The FCC has wrapped the main phase of bidding in its Auction 107 for C-band frequencies over the US which will be used for 5G telephony. Winners will now take the next stage and bidding for frequency-specific licences during the ‘assignment phase’ of the auction.
The end-result even exceeds the most optimistic guesstimates from the C-Band Alliance which had predicted a probable maximum total of $75 billion (€62.13bn) could be generated by its own auction of spectrum.
“These results represent a strong endorsement by the private sector of the service rules and transition plan put in place by the FCC to quickly make the C-band a critical part of 5G rollout in the United States,” FCC Chairman Ajit Pai said in what is probably his final statement before his retirement this week.
“And they vindicate the hard choices the FCC made during the C-band proceeding—and that we made them in the first instance,” Pai added. “The FCC confronted a host of technical, legal, practical, and political challenges in structuring this auction. It would have been easy to delay. But we rightly pushed ahead and overcame every one of those obstacles. As a result, we significantly advanced United States leadership in 5G and have enabled America’s wireless consumers to more quickly benefit from 5G services.”
News should emerge as to the winning bidders, and while the likes of AT&T, Verizon and T-Mobile will capture plenty of headlines, do not be surprised if Charlie Ergen emerges as a key participant.
The auction has generated record interest from the 57 registered bidders who were looking at 5,684 licences on offer. The exercise went through 97 bidding rounds.
The auction’s near-$81 billion gross bids is significantly more than the previous record of $44.9 billion in the 2014 AWS-3 proceeds. There will be some bidders who will qualify for discounts on their tabled bids.
The bidding also generated impressive values on a ‘price per MHz of population’ (MHz/POP). In Auction 105, the average price was just $0.2169). This latest auction saw Category A blocks (the 46 large markets) achieve an average of $1.30 per MHz POP, and an overall auction average of 94 cents/MHz POP.

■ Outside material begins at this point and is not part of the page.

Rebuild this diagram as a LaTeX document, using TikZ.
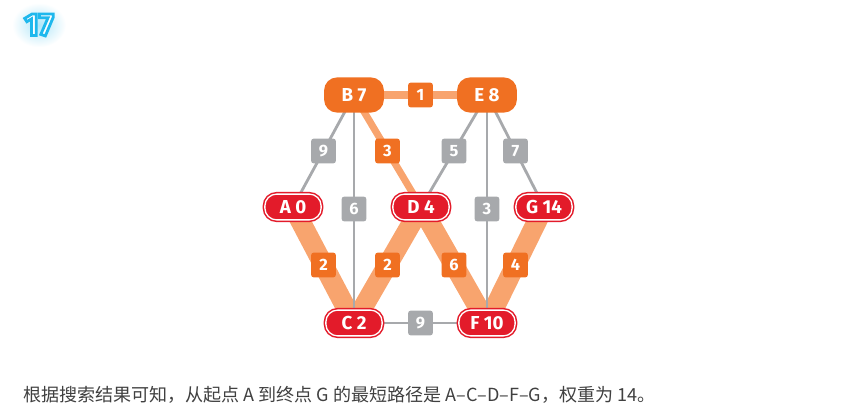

But inevitably there were certain population areas which created genuine excitement. For example, the small town of Red Oak, Iowa (with a population of just 5,700) took the record after 67 competitive rounds of $2.83 per/MHz POP. Someone certainly wanted the extra capacity!!
There were plenty of $2 areas (Milwaukee, San Diego, Indianapolis) while the super-large conurbations of New York (25.2 million population, and $1.04/MHz POP in Category A). Los Angeles (19.4m population, and $1.42/MHz POP).
“The FCC should issue a Public Notice shortly laying out the process and anticipated timing for the assignment phase, in which winning clock round bidders can bid additional funds to obtain specific channel blocks in each market. Winning bidders will be announced once the assignment phase is completed,” says a note from Wiley Rein LLP which described the bidding as “intense”.
Ari Meltzer of Wiley Rein, adds: ““The results of Auction 107 demonstrate the critical importance of mid-band spectrum to satisfy the growing needs of the American public for 5G wireless broadband services. We have heard the term “beachfront” used to describe various bands over the last several years, but the market has spoken, and it has confirmed that mid-band has the view and the amenities to go with it.”